Short task: Shown below is a listing with pictures; reproduce exactly, and only, the lines between the ones containing "Give me the matplotlib source for this chart." and "ax = fig.add_axes([124.3", inclusive, leaving the pictures out.

"""

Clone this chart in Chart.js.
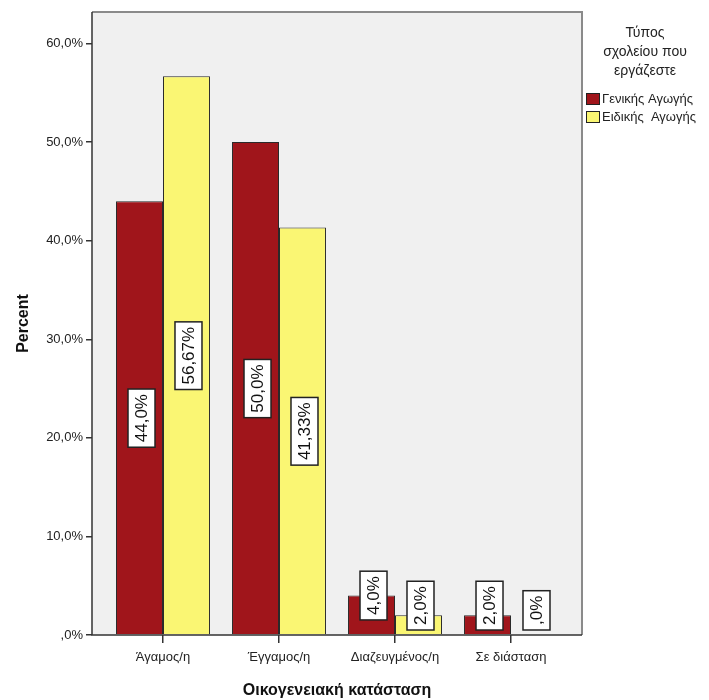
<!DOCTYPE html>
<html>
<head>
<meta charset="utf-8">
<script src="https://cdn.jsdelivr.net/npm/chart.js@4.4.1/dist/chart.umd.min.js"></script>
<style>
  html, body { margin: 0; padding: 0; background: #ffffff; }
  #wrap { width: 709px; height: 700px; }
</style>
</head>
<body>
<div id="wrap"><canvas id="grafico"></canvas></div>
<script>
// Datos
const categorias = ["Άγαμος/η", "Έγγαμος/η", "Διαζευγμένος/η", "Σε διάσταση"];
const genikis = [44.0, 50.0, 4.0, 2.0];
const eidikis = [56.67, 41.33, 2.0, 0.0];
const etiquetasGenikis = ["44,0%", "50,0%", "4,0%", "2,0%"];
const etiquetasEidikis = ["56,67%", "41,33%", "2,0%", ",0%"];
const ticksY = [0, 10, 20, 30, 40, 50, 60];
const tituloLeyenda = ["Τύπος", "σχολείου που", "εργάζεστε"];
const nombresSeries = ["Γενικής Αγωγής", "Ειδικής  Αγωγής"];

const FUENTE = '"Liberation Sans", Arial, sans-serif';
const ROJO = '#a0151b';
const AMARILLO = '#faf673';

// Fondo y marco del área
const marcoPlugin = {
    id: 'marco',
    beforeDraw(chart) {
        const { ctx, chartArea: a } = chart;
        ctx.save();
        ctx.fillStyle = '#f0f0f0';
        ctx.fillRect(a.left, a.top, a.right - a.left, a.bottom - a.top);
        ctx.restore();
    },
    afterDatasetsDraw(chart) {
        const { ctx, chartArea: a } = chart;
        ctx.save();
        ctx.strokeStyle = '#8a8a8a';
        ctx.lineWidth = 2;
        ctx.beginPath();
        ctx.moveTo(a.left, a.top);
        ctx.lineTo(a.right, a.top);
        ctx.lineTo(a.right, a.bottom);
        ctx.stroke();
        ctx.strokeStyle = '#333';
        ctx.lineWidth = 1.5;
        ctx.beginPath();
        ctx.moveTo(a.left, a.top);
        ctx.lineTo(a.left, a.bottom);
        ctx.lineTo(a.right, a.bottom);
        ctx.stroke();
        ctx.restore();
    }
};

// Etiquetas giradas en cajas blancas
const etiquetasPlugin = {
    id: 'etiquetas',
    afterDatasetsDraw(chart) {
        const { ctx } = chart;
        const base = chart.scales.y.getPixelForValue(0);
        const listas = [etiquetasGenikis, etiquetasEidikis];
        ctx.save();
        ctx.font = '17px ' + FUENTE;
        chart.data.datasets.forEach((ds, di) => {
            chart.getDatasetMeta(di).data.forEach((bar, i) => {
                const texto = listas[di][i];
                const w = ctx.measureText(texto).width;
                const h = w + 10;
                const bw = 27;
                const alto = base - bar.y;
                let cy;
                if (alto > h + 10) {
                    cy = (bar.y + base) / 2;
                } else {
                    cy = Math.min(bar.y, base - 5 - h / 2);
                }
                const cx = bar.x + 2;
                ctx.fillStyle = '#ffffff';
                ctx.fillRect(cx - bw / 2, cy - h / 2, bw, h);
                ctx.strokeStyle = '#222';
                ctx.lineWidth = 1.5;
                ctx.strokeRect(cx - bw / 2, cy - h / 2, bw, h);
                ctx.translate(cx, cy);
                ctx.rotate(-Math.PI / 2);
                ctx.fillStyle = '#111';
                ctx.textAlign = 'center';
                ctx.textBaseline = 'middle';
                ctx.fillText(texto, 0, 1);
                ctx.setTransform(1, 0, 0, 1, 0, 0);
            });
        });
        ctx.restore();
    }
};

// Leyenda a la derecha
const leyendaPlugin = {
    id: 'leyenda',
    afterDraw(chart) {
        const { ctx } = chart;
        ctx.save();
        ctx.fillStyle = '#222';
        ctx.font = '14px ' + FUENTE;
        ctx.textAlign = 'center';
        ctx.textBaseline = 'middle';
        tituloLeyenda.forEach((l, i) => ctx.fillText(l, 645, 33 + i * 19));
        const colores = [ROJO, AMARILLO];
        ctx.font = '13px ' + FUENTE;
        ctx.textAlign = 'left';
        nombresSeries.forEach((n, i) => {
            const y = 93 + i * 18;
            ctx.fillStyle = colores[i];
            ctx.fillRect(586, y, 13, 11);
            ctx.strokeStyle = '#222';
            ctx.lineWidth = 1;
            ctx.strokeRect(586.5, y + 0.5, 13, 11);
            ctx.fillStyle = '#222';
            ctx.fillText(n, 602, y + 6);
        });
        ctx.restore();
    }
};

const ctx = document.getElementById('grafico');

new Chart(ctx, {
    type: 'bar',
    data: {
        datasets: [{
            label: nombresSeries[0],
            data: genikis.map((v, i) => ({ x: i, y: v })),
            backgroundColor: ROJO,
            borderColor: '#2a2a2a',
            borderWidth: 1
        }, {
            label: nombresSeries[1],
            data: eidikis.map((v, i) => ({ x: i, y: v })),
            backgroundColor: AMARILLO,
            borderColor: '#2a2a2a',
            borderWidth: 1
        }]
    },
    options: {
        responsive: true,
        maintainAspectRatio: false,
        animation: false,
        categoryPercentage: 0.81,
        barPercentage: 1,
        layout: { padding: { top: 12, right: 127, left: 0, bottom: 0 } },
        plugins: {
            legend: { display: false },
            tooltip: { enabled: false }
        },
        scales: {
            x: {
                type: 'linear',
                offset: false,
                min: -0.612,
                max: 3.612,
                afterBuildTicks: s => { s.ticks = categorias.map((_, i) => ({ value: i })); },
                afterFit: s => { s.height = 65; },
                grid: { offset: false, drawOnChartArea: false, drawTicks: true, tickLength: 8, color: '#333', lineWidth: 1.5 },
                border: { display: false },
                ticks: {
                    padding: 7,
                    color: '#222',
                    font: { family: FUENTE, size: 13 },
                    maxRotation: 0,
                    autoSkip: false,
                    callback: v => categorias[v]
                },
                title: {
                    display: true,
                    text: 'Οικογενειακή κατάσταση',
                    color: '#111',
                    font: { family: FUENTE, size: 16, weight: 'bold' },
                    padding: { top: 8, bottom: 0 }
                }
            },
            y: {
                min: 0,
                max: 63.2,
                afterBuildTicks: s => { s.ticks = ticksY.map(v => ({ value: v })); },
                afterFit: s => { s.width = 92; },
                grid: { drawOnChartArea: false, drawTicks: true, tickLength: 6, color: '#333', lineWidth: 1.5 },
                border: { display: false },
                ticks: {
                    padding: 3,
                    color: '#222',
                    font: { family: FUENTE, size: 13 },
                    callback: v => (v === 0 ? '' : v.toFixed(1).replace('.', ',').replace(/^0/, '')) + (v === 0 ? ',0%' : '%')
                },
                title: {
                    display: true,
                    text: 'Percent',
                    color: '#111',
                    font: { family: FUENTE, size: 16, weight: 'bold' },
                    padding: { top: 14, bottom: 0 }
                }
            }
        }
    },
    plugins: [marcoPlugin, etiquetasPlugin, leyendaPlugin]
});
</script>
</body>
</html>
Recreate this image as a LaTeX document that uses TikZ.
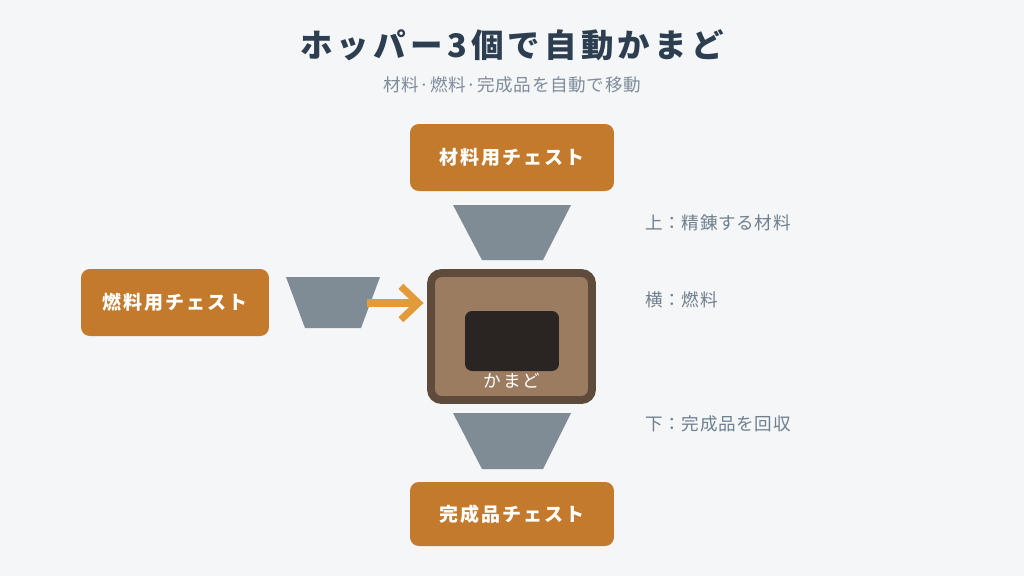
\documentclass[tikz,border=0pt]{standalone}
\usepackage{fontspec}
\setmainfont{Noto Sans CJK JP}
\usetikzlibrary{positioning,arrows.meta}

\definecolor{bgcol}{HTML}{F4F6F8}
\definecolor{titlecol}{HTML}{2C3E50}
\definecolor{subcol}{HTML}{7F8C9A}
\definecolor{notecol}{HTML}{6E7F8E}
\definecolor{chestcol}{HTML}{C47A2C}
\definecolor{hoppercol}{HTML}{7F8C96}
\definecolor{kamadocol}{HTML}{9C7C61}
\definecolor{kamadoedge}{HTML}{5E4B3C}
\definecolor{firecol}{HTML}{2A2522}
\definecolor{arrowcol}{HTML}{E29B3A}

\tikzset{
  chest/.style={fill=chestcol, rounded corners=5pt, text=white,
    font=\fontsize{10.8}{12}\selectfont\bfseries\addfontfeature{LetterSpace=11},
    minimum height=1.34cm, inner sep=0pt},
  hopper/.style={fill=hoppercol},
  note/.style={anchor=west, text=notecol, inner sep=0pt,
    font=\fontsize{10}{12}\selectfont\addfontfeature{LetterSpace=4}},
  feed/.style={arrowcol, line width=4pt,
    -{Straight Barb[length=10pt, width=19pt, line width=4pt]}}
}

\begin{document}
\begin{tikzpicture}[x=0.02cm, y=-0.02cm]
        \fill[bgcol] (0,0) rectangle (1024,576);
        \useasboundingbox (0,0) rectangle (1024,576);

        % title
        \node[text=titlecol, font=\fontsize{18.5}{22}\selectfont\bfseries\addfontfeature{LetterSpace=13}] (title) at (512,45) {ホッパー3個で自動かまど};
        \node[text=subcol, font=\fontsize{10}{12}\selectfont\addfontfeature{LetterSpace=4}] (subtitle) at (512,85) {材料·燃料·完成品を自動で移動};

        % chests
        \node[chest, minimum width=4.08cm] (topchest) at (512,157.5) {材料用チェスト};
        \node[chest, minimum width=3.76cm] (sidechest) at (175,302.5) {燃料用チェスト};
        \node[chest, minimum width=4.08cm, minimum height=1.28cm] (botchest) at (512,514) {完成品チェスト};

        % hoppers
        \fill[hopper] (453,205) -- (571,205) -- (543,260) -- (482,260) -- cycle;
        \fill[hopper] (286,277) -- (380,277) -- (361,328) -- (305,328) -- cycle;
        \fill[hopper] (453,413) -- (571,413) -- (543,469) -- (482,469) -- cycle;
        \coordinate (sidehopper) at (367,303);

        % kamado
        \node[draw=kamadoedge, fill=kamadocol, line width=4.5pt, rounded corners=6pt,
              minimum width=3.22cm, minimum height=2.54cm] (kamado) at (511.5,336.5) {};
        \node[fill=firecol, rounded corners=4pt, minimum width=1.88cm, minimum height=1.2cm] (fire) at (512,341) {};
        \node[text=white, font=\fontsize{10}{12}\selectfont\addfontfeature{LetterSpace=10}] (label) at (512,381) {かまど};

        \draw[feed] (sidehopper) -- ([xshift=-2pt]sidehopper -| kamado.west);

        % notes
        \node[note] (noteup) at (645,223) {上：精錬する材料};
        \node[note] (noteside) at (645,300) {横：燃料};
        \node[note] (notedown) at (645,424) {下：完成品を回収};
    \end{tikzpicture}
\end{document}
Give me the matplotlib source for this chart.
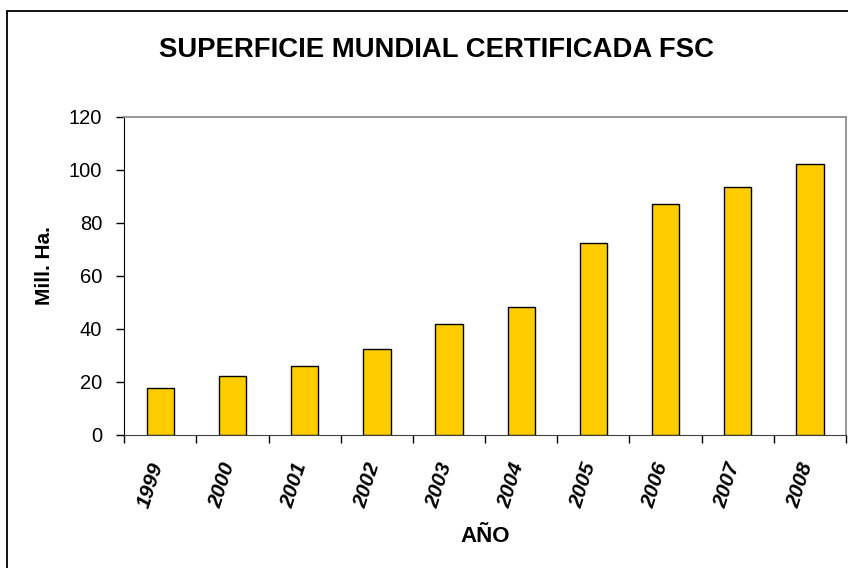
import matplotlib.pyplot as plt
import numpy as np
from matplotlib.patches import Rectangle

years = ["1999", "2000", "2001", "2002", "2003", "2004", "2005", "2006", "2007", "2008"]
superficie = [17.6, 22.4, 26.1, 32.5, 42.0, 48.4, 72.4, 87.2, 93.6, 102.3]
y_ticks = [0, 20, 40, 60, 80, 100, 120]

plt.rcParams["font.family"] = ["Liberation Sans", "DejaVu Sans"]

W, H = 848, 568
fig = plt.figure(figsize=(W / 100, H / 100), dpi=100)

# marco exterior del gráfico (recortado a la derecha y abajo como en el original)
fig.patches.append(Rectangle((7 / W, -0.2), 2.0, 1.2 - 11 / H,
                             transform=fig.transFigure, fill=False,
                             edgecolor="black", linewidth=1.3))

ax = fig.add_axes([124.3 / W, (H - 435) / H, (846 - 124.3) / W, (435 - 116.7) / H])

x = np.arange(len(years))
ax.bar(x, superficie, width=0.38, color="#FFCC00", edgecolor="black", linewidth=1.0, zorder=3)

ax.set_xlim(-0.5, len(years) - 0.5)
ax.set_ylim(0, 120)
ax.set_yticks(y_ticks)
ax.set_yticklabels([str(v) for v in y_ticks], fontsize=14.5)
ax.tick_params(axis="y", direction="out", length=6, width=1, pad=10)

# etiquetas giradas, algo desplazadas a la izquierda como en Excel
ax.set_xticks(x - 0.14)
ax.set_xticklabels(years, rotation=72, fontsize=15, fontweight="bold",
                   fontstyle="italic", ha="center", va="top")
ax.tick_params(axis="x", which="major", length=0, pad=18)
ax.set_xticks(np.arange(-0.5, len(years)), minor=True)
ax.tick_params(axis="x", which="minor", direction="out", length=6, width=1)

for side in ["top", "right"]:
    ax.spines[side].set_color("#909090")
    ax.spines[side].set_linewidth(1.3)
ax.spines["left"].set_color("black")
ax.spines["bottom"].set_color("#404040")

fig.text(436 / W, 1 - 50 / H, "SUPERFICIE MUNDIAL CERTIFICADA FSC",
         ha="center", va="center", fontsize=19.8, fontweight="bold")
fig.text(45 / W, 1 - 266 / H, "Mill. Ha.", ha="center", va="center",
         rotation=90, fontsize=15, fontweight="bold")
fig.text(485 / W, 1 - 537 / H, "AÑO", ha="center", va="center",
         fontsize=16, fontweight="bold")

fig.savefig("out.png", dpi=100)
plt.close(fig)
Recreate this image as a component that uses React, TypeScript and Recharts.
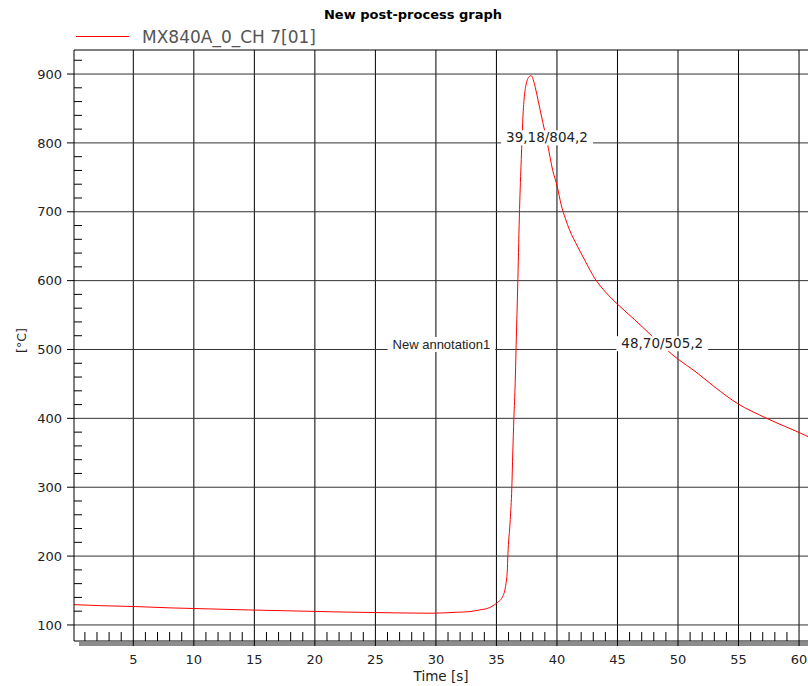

"""

Complete answer:
Give me the matplotlib source for this chart.
import matplotlib.pyplot as plt
import numpy as np
from matplotlib.patches import Rectangle

years = ["1999", "2000", "2001", "2002", "2003", "2004", "2005", "2006", "2007", "2008"]
superficie = [17.6, 22.4, 26.1, 32.5, 42.0, 48.4, 72.4, 87.2, 93.6, 102.3]
y_ticks = [0, 20, 40, 60, 80, 100, 120]

plt.rcParams["font.family"] = ["Liberation Sans", "DejaVu Sans"]

W, H = 848, 568
fig = plt.figure(figsize=(W / 100, H / 100), dpi=100)

# marco exterior del gráfico (recortado a la derecha y abajo como en el original)
fig.patches.append(Rectangle((7 / W, -0.2), 2.0, 1.2 - 11 / H,
                             transform=fig.transFigure, fill=False,
                             edgecolor="black", linewidth=1.3))

ax = fig.add_axes([124.3 / W, (H - 435) / H, (846 - 124.3) / W, (435 - 116.7) / H])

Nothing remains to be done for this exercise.